A word of caution, the permanent staining capacity of black walnut husks should not be under estimated! Wear old clothes and rubber gloves!

  • 1 Heavy enamel coated or stainless steel 2 gallon or larger pot
  • 1 smaller enamel coated or stainless steel pot
  • 1/2 to 1 bushel of black walnuts
  • 1 heavy duty plastic bag or non-staining container
  • 1 pair of rubber gloves
  • water
  • old nylons or cheesecloth
  • denatured alcohol
  • watercolor bushes & paper
  • jars with tight fitting lids

The Process:
Step 1
Gather up a 1/2 bushel to a bushel of black walnuts from the ground surrounding the tree as well as some from the branches. Don't worry if they are already appear to have black spots or are all black and mushy.

Step 2
Set these nuts aside in a basket or plastic bag in a garage or sheltered area outside. Keep in mind that the decaying nuts will stain whatever container they are in and that attract insects and squirrels. Within 3 weeks they all will be completely black and ready for preparation.

Step 3
Using rubber gloves, tear away the husks from the hard nut inside and drop these husks into a heavy pot of boiling water about 2/3 full of water.

Step 4
Continue dropping husks into water until the water line reaches approximately 1 1/2 inches from the rim of the pot. Let simmer for one hour.

Step 5
From your studio get a watercolor brush and paper. While your “stew” is still simmering, dip your brush into the fluid and draw a line with it to check for the desired density of color. Continue simmering and testing until the desired pigment is mostly opaque (non-transparent). Turn off heat.

Step 6
After pot cools, put on your gloves & stretch an old nylon stocking over the smaller pot and carefully pour the ink through the stocking stopping occasionally to squeeze out the nylon and discard the husks.

Step 7
When the ink is totally filtered, estimate the quantity. Add denatured alcohol measured to approximately 5% of the total ink amount. Mix with a non-staining plastic spatula or other utensil. The alcohol will keep your ink from gathering mold.

Step 8
Pour into smaller containers and shelve.

Since the process involves simmering the ink for several hours we took the opportunity to talk shop, look at examples of black walnut ink as a medium and explore Parker’s Creek by canoe.

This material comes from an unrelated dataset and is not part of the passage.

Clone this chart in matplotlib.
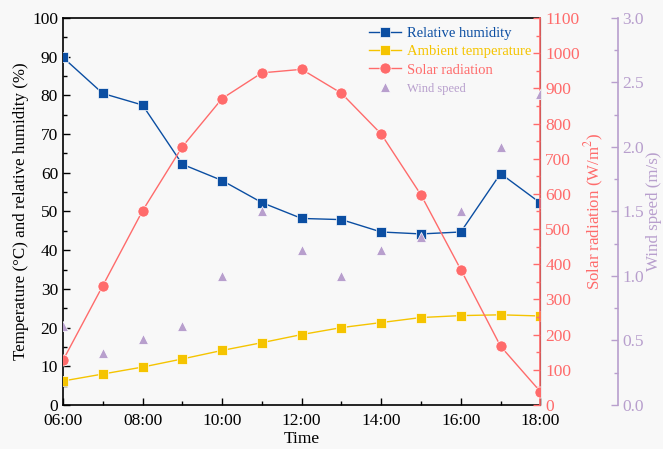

Just a little about our canoe trip: Parker's Creek is the largest, most diverse, undisturbed ecosystem remaining on the Western Shore of the Chesapeake Bay. It is a fresh water creek that empties into the salt water bay. While canoeing we sighted several mature male Great Blue Herons, White Egrets and an incredible number of Blue Crabs and turtles while soaking in the quiet and the early fall scenery. Another great feature we enjoyed was watching the flora change for salt water tidal marsh to fresh water. We did find a number of beetles but, it remains unknown as to whether they were the preserve’s prized endangered Tiger Beetles. Unfortunately, the resident Bald Eagles were not to be seen.

Upon returning the home it was time to filter and jar the ink and say our goodbyes. I must admit I enjoy the changing seasons but, this was one day I was wishing for a long sunlit summer evening so our company could stay longer. I'm looking forward to hearing from everyone about trying their own hand at ink making and seeing their work in the ink.